** begin **

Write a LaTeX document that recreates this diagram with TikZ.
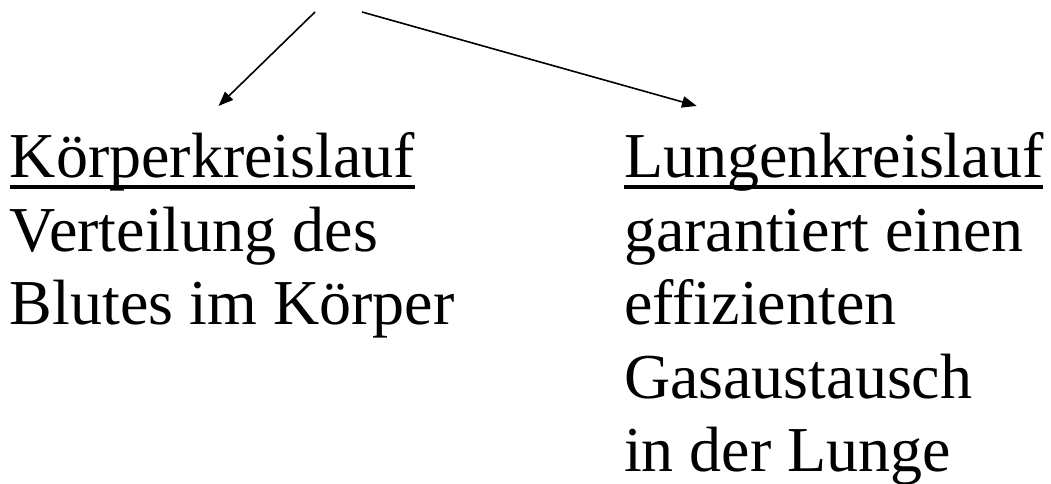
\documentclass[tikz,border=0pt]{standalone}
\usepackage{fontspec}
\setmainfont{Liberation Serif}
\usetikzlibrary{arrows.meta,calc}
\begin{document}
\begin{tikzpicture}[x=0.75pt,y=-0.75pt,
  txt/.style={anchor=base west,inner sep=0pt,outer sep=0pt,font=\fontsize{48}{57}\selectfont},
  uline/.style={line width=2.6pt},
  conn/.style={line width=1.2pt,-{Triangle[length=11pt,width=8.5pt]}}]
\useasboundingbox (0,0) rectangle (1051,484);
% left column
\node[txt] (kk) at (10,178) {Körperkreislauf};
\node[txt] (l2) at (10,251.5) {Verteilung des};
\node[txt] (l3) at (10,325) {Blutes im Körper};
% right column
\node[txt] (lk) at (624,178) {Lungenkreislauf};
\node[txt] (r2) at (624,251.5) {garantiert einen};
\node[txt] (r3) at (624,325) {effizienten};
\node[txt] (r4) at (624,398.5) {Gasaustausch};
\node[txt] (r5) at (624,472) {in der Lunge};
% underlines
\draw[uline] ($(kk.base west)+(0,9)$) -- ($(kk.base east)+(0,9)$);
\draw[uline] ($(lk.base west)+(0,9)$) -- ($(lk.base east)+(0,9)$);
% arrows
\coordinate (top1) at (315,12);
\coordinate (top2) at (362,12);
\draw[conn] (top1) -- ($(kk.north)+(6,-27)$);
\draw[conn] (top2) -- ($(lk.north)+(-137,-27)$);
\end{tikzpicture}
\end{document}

** end **

Repeat the listing in full and exactly. Do not include any images.

▶ The solution
Write a LaTeX document that recreates this diagram with TikZ.
\documentclass[tikz,border=0pt]{standalone}
\usepackage{fontspec}
\setmainfont{Liberation Serif}
\usetikzlibrary{arrows.meta,calc}
\begin{document}
\begin{tikzpicture}[x=0.75pt,y=-0.75pt,
  txt/.style={anchor=base west,inner sep=0pt,outer sep=0pt,font=\fontsize{48}{57}\selectfont},
  uline/.style={line width=2.6pt},
  conn/.style={line width=1.2pt,-{Triangle[length=11pt,width=8.5pt]}}]
\useasboundingbox (0,0) rectangle (1051,484);
% left column
\node[txt] (kk) at (10,178) {Körperkreislauf};
\node[txt] (l2) at (10,251.5) {Verteilung des};
\node[txt] (l3) at (10,325) {Blutes im Körper};
% right column
\node[txt] (lk) at (624,178) {Lungenkreislauf};
\node[txt] (r2) at (624,251.5) {garantiert einen};
\node[txt] (r3) at (624,325) {effizienten};
\node[txt] (r4) at (624,398.5) {Gasaustausch};
\node[txt] (r5) at (624,472) {in der Lunge};
% underlines
\draw[uline] ($(kk.base west)+(0,9)$) -- ($(kk.base east)+(0,9)$);
\draw[uline] ($(lk.base west)+(0,9)$) -- ($(lk.base east)+(0,9)$);
% arrows
\coordinate (top1) at (315,12);
\coordinate (top2) at (362,12);
\draw[conn] (top1) -- ($(kk.north)+(6,-27)$);
\draw[conn] (top2) -- ($(lk.north)+(-137,-27)$);
\end{tikzpicture}
\end{document}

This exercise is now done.